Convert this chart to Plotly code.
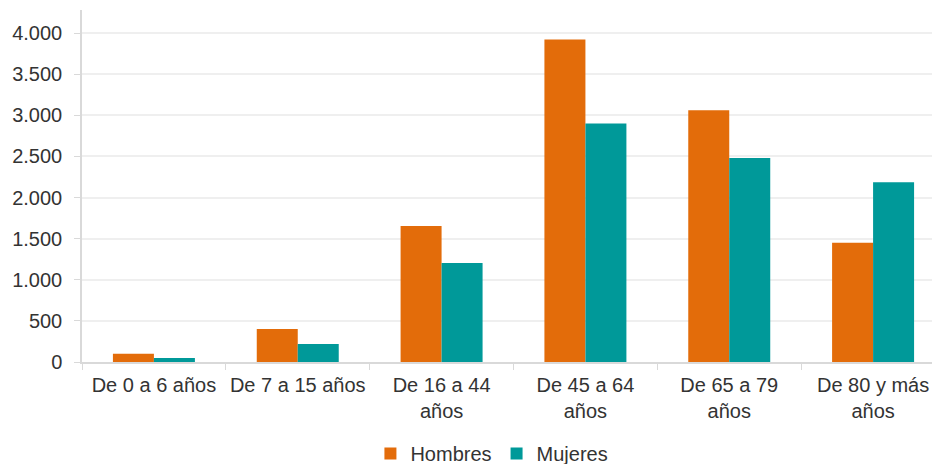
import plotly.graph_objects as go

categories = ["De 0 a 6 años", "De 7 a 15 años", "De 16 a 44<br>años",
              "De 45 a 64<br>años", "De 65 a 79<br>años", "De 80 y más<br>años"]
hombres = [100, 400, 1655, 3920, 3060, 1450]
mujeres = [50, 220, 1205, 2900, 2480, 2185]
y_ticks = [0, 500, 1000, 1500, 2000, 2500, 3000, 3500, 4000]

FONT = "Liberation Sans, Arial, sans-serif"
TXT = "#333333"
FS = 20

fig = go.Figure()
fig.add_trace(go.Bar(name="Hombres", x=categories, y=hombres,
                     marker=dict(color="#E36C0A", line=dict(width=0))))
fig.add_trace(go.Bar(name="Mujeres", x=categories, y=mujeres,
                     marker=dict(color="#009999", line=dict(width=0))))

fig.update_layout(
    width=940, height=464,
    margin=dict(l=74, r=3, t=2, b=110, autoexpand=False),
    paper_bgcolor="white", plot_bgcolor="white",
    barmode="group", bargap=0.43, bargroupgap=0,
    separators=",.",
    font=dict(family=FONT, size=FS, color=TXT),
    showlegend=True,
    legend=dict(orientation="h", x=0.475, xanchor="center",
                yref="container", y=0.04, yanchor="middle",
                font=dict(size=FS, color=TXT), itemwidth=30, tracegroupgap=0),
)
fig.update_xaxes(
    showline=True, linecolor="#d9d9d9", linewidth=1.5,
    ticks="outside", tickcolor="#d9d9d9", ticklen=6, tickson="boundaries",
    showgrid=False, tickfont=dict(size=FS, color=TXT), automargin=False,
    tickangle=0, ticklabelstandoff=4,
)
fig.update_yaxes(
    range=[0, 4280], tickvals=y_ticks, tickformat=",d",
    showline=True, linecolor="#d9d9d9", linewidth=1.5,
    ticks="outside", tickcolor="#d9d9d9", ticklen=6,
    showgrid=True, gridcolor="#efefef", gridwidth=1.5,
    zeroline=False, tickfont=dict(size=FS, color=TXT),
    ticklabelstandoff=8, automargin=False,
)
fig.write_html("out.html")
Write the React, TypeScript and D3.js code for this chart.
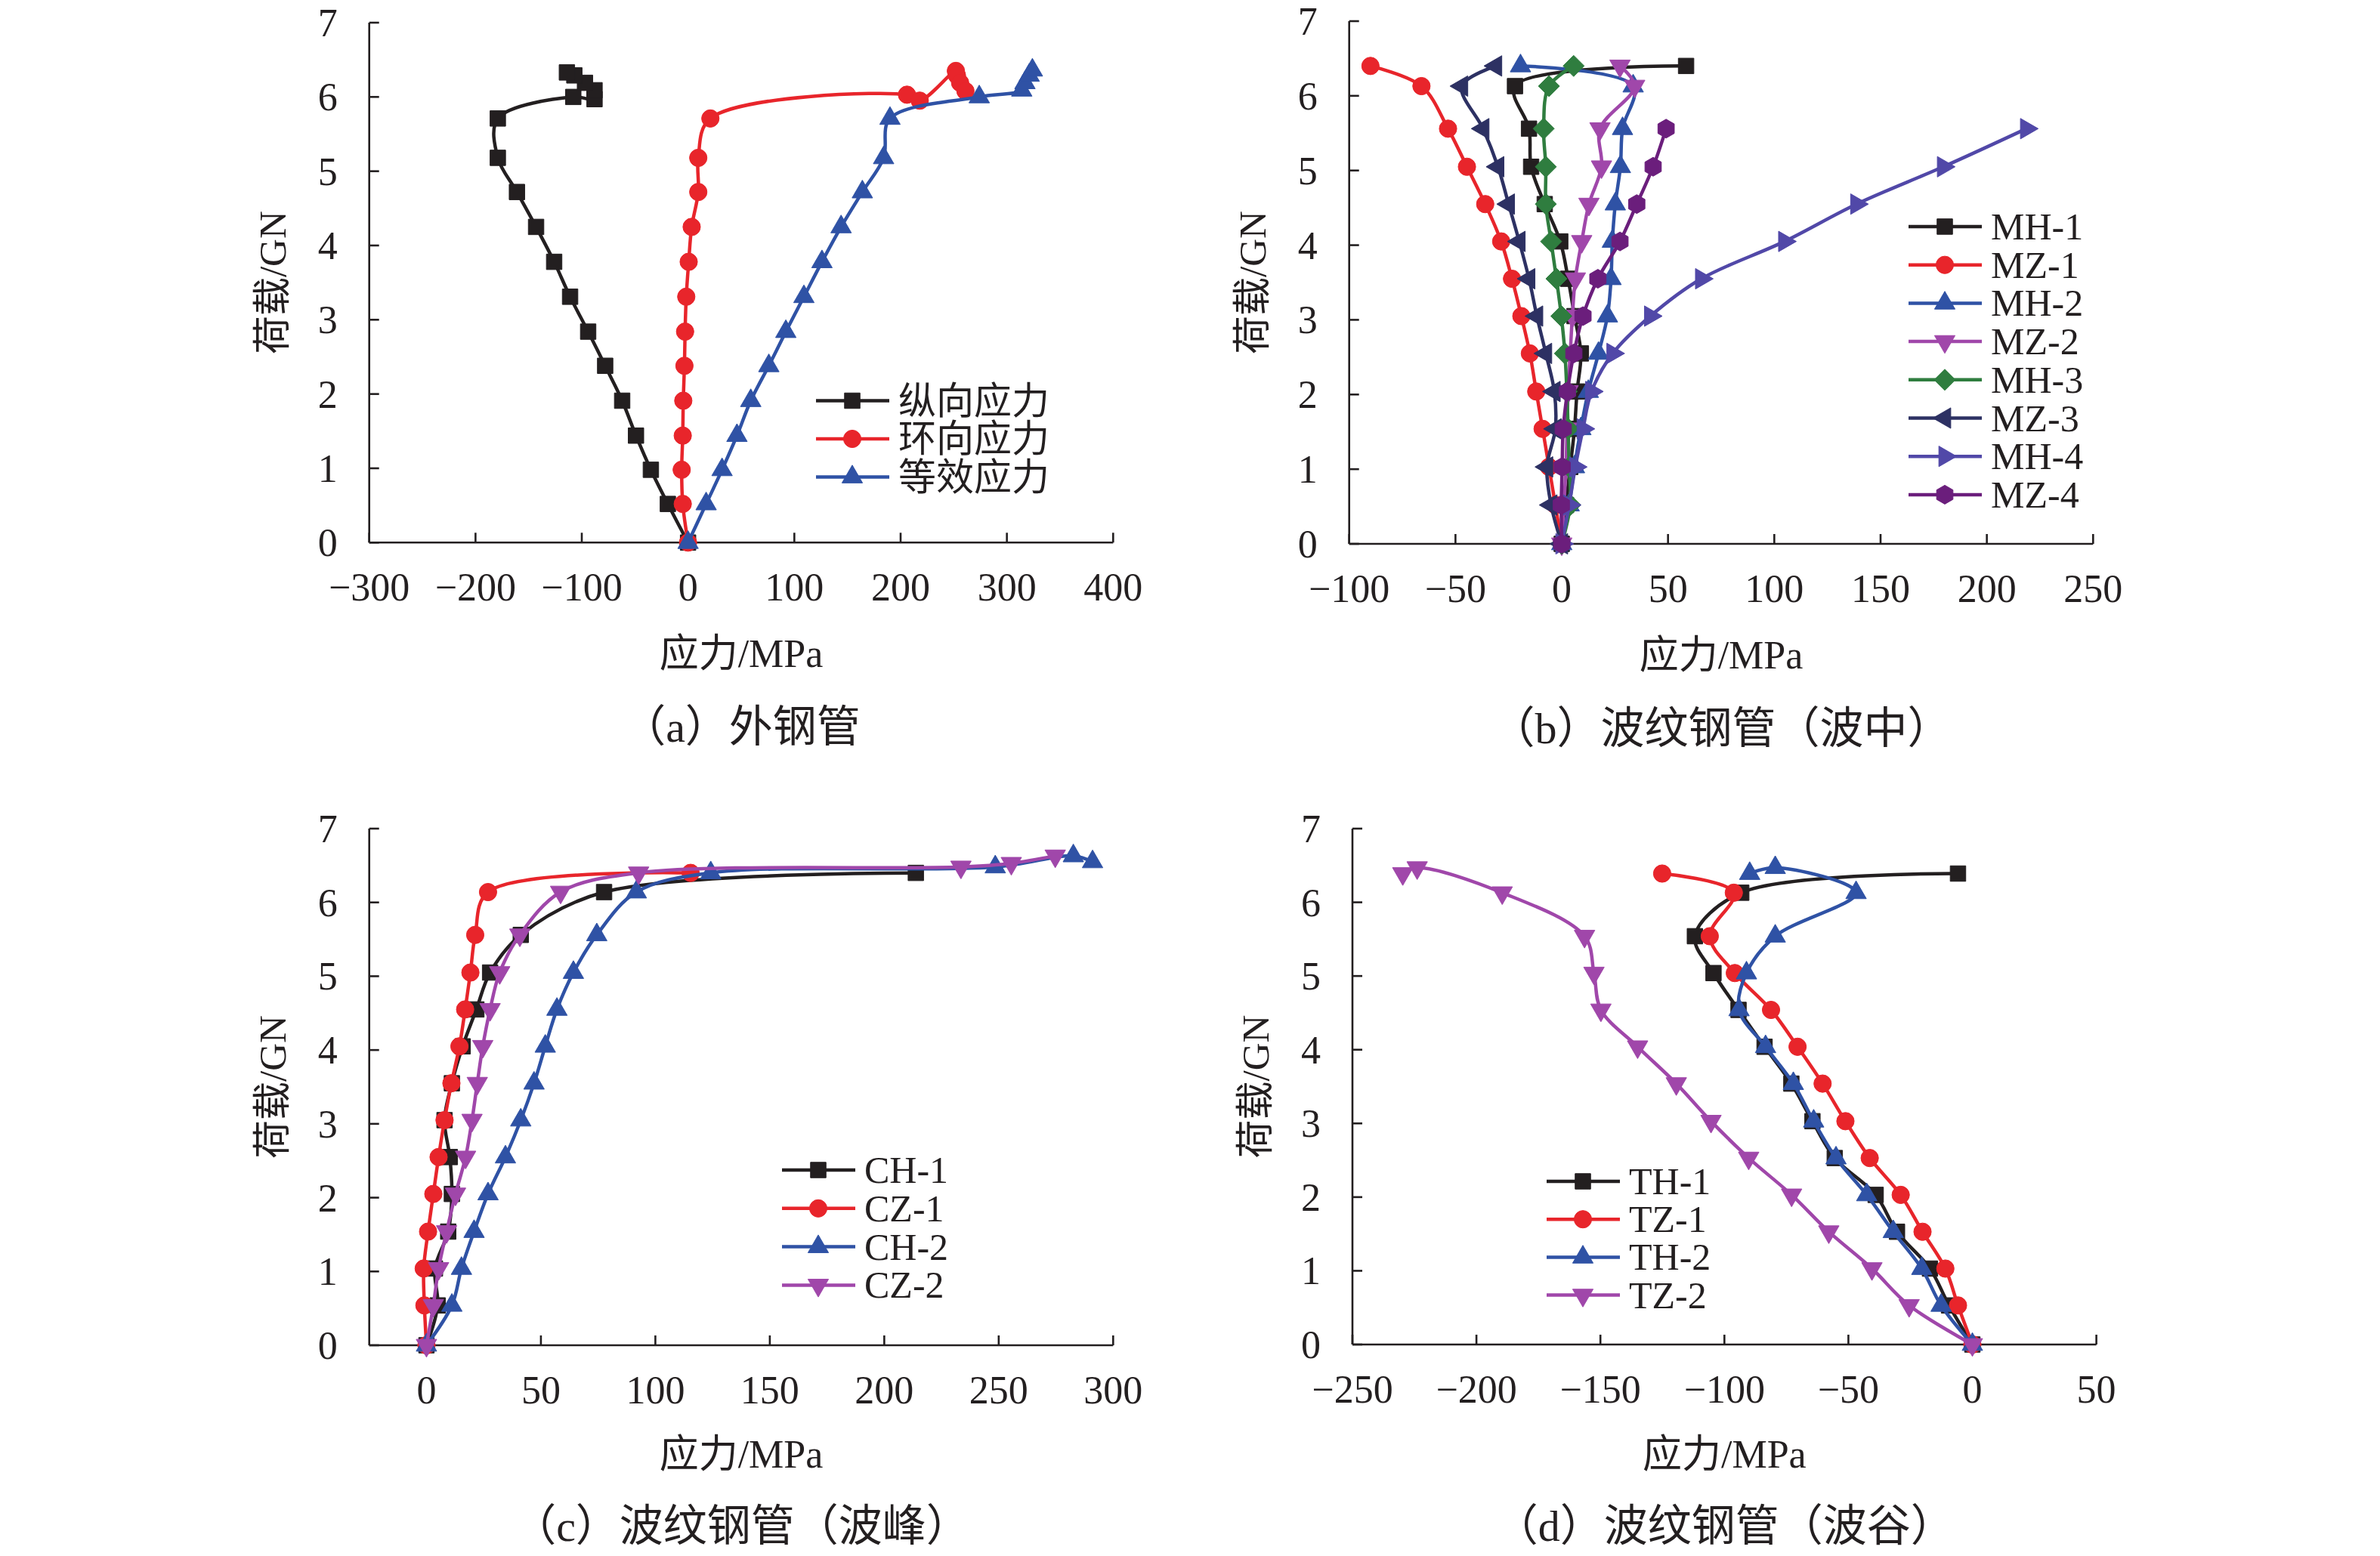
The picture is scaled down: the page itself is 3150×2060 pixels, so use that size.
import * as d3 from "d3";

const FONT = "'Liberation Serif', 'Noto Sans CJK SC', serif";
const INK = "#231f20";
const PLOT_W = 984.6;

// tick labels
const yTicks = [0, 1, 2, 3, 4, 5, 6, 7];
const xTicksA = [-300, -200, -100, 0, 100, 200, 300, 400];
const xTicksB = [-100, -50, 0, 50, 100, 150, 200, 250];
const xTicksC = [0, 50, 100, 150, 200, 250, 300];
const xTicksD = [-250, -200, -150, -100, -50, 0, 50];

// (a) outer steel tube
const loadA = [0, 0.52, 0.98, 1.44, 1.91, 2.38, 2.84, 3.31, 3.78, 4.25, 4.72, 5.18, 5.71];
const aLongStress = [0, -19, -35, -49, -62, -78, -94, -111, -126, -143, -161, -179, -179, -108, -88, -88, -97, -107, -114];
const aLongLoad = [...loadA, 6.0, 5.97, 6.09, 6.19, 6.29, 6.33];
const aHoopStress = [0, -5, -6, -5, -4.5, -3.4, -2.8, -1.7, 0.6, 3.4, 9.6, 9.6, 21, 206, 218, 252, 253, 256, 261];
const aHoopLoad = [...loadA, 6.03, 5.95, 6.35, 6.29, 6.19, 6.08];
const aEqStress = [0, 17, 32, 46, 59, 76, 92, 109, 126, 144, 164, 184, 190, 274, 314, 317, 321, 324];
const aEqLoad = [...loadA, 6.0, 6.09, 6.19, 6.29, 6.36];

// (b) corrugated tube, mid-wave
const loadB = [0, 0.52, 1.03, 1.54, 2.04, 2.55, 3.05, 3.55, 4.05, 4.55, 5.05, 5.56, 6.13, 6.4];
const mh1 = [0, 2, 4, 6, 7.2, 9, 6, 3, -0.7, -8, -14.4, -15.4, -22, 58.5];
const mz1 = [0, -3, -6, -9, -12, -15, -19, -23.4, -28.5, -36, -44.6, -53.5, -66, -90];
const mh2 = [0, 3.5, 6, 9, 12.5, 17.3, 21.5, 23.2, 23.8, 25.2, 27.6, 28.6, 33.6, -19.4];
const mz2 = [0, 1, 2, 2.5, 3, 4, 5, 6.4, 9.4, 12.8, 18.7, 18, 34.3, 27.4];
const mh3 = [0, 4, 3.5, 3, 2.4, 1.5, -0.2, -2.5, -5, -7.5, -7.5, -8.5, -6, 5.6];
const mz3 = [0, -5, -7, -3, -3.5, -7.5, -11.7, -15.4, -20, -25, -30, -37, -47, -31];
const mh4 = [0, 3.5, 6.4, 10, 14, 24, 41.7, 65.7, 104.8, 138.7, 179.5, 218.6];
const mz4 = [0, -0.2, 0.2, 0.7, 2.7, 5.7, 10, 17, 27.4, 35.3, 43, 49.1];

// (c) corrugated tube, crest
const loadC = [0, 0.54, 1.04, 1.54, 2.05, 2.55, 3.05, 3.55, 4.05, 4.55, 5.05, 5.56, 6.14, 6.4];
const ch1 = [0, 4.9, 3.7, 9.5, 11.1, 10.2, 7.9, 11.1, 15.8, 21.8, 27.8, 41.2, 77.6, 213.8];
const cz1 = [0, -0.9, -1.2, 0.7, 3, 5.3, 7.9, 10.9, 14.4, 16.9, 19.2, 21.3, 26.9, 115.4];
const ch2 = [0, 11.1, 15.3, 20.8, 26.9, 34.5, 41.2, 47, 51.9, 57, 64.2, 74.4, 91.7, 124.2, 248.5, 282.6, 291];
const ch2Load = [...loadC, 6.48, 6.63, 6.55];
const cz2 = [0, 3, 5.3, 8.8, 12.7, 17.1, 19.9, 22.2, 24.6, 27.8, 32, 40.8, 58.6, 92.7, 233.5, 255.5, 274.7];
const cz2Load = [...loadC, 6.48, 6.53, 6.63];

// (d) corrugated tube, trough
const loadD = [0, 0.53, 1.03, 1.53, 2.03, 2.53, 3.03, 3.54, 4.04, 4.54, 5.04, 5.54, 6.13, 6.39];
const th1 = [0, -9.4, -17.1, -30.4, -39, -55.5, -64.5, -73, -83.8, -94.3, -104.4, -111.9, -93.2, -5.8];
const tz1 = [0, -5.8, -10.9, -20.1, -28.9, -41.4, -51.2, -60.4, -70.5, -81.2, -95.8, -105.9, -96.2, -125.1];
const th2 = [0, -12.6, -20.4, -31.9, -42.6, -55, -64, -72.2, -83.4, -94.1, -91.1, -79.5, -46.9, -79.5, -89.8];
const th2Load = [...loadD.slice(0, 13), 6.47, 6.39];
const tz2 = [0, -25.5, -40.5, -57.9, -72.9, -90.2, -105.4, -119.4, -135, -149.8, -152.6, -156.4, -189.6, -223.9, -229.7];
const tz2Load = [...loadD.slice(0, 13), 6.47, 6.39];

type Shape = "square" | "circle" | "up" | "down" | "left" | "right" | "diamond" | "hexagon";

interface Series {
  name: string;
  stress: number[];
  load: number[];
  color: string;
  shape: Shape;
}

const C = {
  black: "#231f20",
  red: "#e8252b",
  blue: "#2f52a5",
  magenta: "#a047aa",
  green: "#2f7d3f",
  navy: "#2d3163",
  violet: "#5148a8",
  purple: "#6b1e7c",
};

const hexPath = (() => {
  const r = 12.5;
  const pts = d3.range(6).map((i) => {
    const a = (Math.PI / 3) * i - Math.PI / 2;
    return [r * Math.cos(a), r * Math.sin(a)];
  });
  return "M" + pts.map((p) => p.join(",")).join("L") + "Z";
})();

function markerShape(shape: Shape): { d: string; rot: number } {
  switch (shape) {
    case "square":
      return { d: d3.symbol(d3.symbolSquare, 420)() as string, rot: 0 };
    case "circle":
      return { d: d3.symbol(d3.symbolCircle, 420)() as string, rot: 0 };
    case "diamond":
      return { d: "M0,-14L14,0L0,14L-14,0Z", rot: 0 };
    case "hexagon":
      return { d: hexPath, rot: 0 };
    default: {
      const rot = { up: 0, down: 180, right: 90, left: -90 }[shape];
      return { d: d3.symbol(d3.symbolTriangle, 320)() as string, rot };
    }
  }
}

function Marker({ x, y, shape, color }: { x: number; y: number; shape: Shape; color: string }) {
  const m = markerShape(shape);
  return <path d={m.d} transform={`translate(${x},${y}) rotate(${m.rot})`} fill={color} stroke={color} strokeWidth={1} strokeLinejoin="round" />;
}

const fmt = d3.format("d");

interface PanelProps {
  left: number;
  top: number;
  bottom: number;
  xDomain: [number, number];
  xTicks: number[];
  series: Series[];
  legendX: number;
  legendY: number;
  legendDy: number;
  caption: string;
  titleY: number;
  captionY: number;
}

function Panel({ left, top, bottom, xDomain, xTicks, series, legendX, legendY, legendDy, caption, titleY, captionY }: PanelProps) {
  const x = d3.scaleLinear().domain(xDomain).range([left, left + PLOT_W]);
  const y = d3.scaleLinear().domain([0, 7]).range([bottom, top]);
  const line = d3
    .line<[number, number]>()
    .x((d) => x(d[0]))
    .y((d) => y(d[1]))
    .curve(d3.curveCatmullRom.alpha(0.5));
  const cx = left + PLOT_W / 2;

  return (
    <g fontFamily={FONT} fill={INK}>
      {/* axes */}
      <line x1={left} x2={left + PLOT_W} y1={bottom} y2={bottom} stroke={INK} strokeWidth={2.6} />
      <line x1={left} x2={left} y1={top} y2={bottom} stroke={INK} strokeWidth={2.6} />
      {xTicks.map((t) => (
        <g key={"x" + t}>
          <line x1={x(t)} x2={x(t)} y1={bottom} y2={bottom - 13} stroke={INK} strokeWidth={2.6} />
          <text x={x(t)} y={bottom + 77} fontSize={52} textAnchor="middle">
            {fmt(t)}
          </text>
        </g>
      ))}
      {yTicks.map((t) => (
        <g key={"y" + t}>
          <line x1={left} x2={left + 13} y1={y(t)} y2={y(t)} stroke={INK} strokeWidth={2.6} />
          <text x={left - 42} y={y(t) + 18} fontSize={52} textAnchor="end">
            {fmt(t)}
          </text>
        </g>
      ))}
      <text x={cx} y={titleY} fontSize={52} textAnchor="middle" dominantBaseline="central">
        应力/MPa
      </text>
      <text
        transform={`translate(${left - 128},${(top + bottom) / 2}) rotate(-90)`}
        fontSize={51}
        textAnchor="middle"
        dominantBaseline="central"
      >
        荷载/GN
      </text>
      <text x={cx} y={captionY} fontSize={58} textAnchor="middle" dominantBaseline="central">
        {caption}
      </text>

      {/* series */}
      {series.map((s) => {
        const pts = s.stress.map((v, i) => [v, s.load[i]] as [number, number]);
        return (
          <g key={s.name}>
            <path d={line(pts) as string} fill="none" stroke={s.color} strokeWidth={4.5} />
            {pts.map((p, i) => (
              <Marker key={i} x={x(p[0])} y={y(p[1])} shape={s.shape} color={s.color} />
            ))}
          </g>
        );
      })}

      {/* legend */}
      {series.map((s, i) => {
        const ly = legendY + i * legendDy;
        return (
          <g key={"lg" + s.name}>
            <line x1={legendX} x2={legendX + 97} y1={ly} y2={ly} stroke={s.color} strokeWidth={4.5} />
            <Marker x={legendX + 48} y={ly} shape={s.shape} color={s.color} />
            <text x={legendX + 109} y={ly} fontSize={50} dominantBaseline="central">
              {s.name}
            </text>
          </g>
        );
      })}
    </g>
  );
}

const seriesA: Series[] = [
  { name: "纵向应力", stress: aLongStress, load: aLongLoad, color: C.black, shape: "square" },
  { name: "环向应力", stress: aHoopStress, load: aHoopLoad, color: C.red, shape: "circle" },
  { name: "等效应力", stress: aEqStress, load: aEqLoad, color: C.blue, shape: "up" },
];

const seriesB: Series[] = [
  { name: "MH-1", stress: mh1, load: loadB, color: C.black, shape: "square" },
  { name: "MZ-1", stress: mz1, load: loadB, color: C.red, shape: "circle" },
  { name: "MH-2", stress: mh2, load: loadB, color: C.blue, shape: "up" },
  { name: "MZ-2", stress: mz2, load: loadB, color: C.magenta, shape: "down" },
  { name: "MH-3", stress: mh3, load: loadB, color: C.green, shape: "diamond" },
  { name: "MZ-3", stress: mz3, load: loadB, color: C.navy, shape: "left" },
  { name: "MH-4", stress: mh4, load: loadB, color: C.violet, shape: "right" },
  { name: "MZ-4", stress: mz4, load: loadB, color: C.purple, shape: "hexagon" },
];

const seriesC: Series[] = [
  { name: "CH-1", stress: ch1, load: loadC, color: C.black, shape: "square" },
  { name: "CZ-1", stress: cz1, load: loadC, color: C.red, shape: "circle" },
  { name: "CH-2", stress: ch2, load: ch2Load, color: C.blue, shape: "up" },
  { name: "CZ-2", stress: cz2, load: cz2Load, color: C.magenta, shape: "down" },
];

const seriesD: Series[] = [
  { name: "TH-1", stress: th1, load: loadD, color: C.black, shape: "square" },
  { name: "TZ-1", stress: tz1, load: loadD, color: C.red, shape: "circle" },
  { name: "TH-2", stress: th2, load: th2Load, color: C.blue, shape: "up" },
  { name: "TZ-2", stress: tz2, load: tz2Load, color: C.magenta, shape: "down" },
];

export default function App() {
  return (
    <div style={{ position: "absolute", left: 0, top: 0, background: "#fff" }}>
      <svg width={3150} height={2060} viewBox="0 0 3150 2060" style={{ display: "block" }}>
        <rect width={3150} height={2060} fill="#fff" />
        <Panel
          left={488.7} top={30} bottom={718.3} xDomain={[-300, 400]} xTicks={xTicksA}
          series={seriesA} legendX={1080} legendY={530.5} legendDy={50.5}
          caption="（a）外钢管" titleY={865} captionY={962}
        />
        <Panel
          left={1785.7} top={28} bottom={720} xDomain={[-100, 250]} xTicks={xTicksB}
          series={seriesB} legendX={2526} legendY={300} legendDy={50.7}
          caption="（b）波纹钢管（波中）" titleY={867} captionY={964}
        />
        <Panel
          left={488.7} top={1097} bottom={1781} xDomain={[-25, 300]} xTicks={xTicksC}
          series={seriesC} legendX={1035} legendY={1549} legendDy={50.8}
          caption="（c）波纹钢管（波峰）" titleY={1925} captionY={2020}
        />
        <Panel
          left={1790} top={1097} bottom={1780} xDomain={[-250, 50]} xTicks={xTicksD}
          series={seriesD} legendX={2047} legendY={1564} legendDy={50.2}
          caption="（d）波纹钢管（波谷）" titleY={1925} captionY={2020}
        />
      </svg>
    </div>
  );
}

Problem details →
Using the data above, repeat exactly the lines that begin at the line with "The picture is" and end at the line with "const aEqLoad = [...loadA, 6.0, 6.09, 6.19, 6.29, 6.36];", both ends included.

Full answer →
The picture is scaled down: the page itself is 3150×2060 pixels, so use that size.
import * as d3 from "d3";

const FONT = "'Liberation Serif', 'Noto Sans CJK SC', serif";
const INK = "#231f20";
const PLOT_W = 984.6;

// tick labels
const yTicks = [0, 1, 2, 3, 4, 5, 6, 7];
const xTicksA = [-300, -200, -100, 0, 100, 200, 300, 400];
const xTicksB = [-100, -50, 0, 50, 100, 150, 200, 250];
const xTicksC = [0, 50, 100, 150, 200, 250, 300];
const xTicksD = [-250, -200, -150, -100, -50, 0, 50];

// (a) outer steel tube
const loadA = [0, 0.52, 0.98, 1.44, 1.91, 2.38, 2.84, 3.31, 3.78, 4.25, 4.72, 5.18, 5.71];
const aLongStress = [0, -19, -35, -49, -62, -78, -94, -111, -126, -143, -161, -179, -179, -108, -88, -88, -97, -107, -114];
const aLongLoad = [...loadA, 6.0, 5.97, 6.09, 6.19, 6.29, 6.33];
const aHoopStress = [0, -5, -6, -5, -4.5, -3.4, -2.8, -1.7, 0.6, 3.4, 9.6, 9.6, 21, 206, 218, 252, 253, 256, 261];
const aHoopLoad = [...loadA, 6.03, 5.95, 6.35, 6.29, 6.19, 6.08];
const aEqStress = [0, 17, 32, 46, 59, 76, 92, 109, 126, 144, 164, 184, 190, 274, 314, 317, 321, 324];
const aEqLoad = [...loadA, 6.0, 6.09, 6.19, 6.29, 6.36];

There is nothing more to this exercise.